Can't manage your company and a salesforce at the same time? Want to grow as the economy recovers, but find yourself distracted running a salesforce on which you feel like little more than the senior seller and cheerleader-in-chief?

You're not alone. It's not an easy thing to manage both a company and a salesforce of more than three or four people. Experts, such as legendary home improvement sales teacher and trainer Phil Rea, of R2R Associates, suggest that with four or more sales representatives selling for your company, you may need to seriously consider hiring someone to manage that salesforce full-time so that you can turn your attention to the big picture of business growth.

But the role of sales managers, never easy or simple, has changed with the downturn in the economy. "There was a time when you just gave a big old Rah-Rah meeting and sat around," Rea says. "Now you should be in the car with the salespeople every day. And if a guy is blowing leads, you better get rid of him. Leads are expensive, and there are fewer of them." Company owners agree with Rea wholeheartedly about that.
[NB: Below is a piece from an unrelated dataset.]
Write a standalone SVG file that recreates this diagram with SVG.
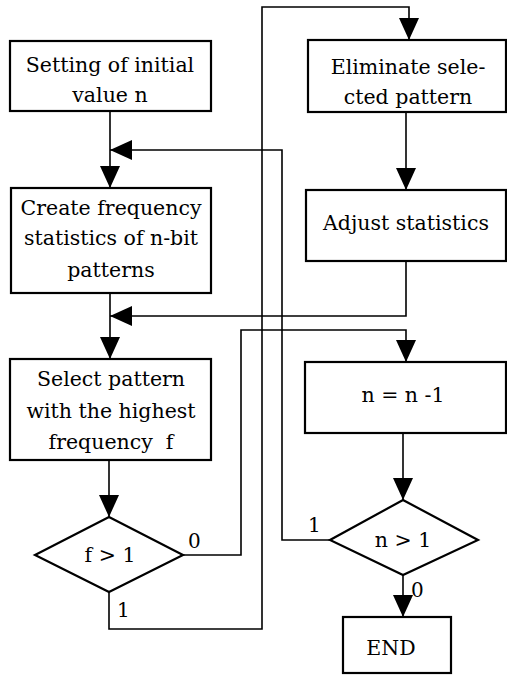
<svg xmlns="http://www.w3.org/2000/svg" width="507" height="675" viewBox="0 0 507 675">
<defs>
<marker id="arr" markerUnits="userSpaceOnUse" markerWidth="22" markerHeight="20" refX="22" refY="10" orient="auto">
<path d="M0,0 L22,10 L0,20 z" fill="#000"/>
</marker>
<style>
.box{fill:#fff;stroke:#000;stroke-width:2.2}
.t{font-family:"DejaVu Serif",serif;font-size:20.5px;fill:#000;text-anchor:middle}
.lbl{font-family:"DejaVu Serif",serif;font-size:20px;fill:#000}
.c{fill:none;stroke:#000;stroke-width:1.6}
</style>
</defs>
<rect width="507" height="675" fill="#fff"/>
<g id="connectors">
<path class="c" d="M110,111 V188" marker-end="url(#arr)"/>
<path class="c" d="M330,540 H282 V150 H110" marker-end="url(#arr)"/>
<path class="c" d="M110,293 V359" marker-end="url(#arr)"/>
<path class="c" d="M406,261 V316 H110" marker-end="url(#arr)"/>
<path class="c" d="M109,460 V517" marker-end="url(#arr)"/>
<path class="c" d="M183,555 H241 V330 H406 V362" marker-end="url(#arr)"/>
<path class="c" d="M109,592 V629 H262 V7 H409 V40" marker-end="url(#arr)"/>
<path class="c" d="M406,112 V190" marker-end="url(#arr)"/>
<path class="c" d="M403,433 V500" marker-end="url(#arr)"/>
<path class="c" d="M403,575 V617" marker-end="url(#arr)"/>
<text class="lbl" x="188" y="548">0</text>
<text class="lbl" x="117" y="617">1</text>
<text class="lbl" x="308" y="532">1</text>
<text class="lbl" x="411" y="597">0</text>
</g>
<g id="init">
<rect class="box" x="10" y="41" width="201" height="70"/>
<text class="t" x="110" y="72">Setting of initial</text>
<text class="t" x="110" y="102">value n</text>
</g>
<g id="create">
<rect class="box" x="11" y="188" width="200" height="105"/>
<text class="t" x="111" y="215">Create frequency</text>
<text class="t" x="111" y="245">statistics of n-bit</text>
<text class="t" x="111" y="277">patterns</text>
</g>
<g id="select">
<rect class="box" x="10" y="359" width="201" height="101"/>
<text class="t" x="111" y="386">Select pattern</text>
<text class="t" x="111" y="418">with the highest</text>
<text class="t" x="111" y="449" xml:space="preserve">frequency  f</text>
</g>
<g id="fcheck">
<polygon class="box" points="109,517 183,555 109,592 35,555"/>
<text class="t" x="110" y="562">f &gt; 1</text>
</g>
<g id="eliminate">
<rect class="box" x="308" y="40" width="198" height="72"/>
<text class="t" x="408" y="74">Eliminate sele-</text>
<text class="t" x="408" y="104">cted pattern</text>
</g>
<g id="adjust">
<rect class="box" x="306" y="190" width="200" height="71"/>
<text class="t" x="406" y="230">Adjust statistics</text>
</g>
<g id="decrement">
<rect class="box" x="305" y="362" width="201" height="71"/>
<text class="t" x="403" y="402">n = n -1</text>
</g>
<g id="ncheck">
<polygon class="box" points="403,500 478,540 403,575 330,540"/>
<text class="t" x="403" y="547">n &gt; 1</text>
</g>
<g id="end">
<rect class="box" x="343" y="617" width="108" height="56"/>
<text class="t" x="391" y="655">END</text>
</g>
</svg>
"It's critical that we attempt to follow up on every single lead," says Chris Cardillo, president of Castle Windows, in Mount Laurel, N.J.

Must Haves

If you're thinking about hiring a sales manager, or a new sales manager, consider what some home improvement companies say they would look for:

  • 1) Selling skills. Or, more specifically, someone who actually knows how to sell roofing, siding, or windows in the home and can demonstrate by example. Without that, it's tough to manage a sales team. The salespeople have to know that their leader can walk the talk.
  • 2) Leadership skills. Salespeople are Type A personalities. It can take more work, more attention, and more energy to successfully manage them than it does to manage other employees. And you need to manage individually. Take charge and show the way. "A good sales manager has to have leadership skills," says Todd Schulz, vice president of Weather Tight, in Milwaukee. "A sales rep doesn't."
  • 3) Problem-solving skills. "I'm not looking for someone to call 'a manager' that people can report to," Cardillo says. "I am looking for someone who can recognize an issue and come up with a plan to solve it."
  • 4) Being detail-oriented. Sales reps, says Mike Gilkey, owner of Gilkey Window Co., in Cincinnati, like to keep things vague ? "especially things with upcharges in them." Sales managers, he says, need to be detail-minded in all things, include paperwork.
  • 5) Being driven to succeed. "A great sales manager has to care greatly about his people," says Vaughn McCourt, director of operations at Penguin Windows, one of the country's largest window replacement firms. "He has got to be more driven to have them succeed than they themselves are [driven] to succeed."
  • 6) Having a sense of urgency. "The perception with a lot of [managers] is that as long as things are going well, they can kick back," says Shane Schuckman, co-owner of Renewal by Andersen of Las Vegas/Phoenix. "The really good sales manager always has a sense of urgency, regardless of where we are at with our goal." And if the goal is not being met? Then things get really urgent.